Me gustaría referirme a un extracto del artículo 69 de nuestra Constitución. “A la apertura de sesiones ordinarias del primer periodo del Congreso asistirá́ el Presidente de la República y presentará un informe por escrito…”. Las tradiciones y costumbres en los mexicanos están mucho más arraigadas que las normas y los reglamentos, esto gracias a nuestra naturaleza contradictoria, no desconocida por el primer mandatario mexicano. A lo largo de décadas, el país estuvo acostumbrado a escuchar una indescifrable letanía, cargada de cifras, argumentos y datos que trataban de respaldar el funcionamiento del poder federal; era sólo un acto rutinario y protocolario de recepción del informe presidencial cada primero de septiembre.
Bien es cierto que el sábado primero de septiembre y el domingo segundo estuvieron cargados de nerviosismo e incertidumbre. Esperábamos las nuevas ordenes no escritas para adecuarlas a nuestro fin de semana. Como lo anunció Felipe Calderón previamente, hizo presencia en el Congreso y entregó su primer reporte anual, es decir, cumplió́ con su tarea, con su obligación constitucional a secas. El que no la hizo (¿o si?) fue el “compita” encargado de la producción, que tuvo el “errorzazo” (¿acaso fue eso?) de censurar, perdón, de evitar que la nueva dirigente de los diputados Ruth Zavaleta gastase su valioso tiempo en dar un speach de resistencia, al cual por cierto, tampoco estaba obligada.
Después, como lo vimos el domingo y resalto, haciendo uso de un discurso emotivo y lleno de buenas intenciones, el presidente se centró en lo mucho que falta (vaya que sí) para la construcción de un mejor país. El Huey, tlatoani contemporáneo se refirió sobre la nación hacia un palco compuesto de sus súbditos allegados; debemos olvidar el anacronismo del recuerdo nostálgico que nos oprime del pasado y olvidar los viejos rituales del hombre de la silla del águila, es decir, desistir de aplaudir en automático, dejar de asentir y apoyar al unísono sin debatir, sin construir mediante la deliberación, en resumen, hacer política y dejar la “politiquería”.

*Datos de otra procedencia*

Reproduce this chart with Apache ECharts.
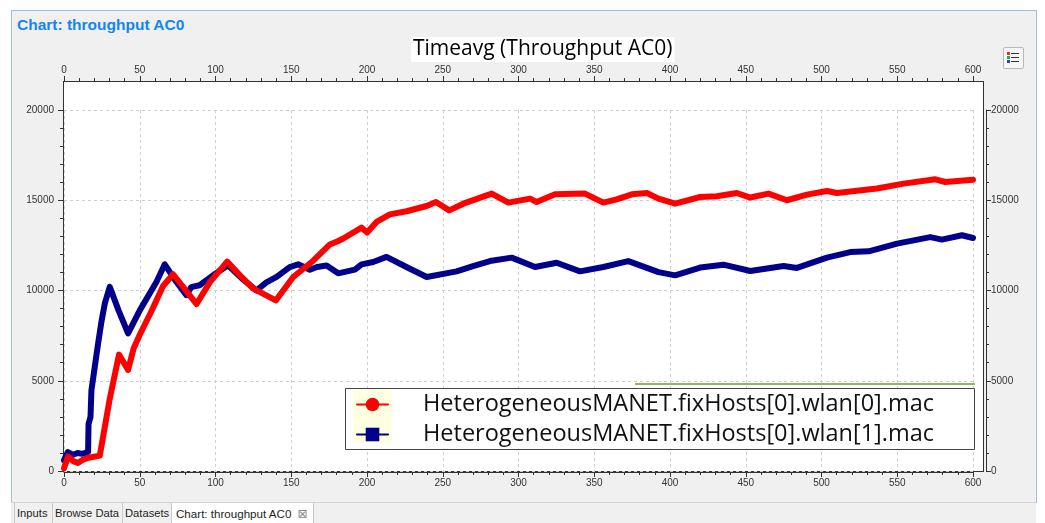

Este pasado inmediato debe ser olvidado para dar un primer paso hacia prácticas democráticas reales; no se trata de establecer un día para el presidente y otro para el Congreso de la Unión, (independientemente si sea o no inicio de sesiones, lo que no viene al punto) o una competencia mediática para ver quién acapara la palabra; pregunto ¿cuándo ocuparemos el primero de Septiembre (u otra día de los 364 restantes) en el consenso, la deliberación, y el balance entre dos poderes?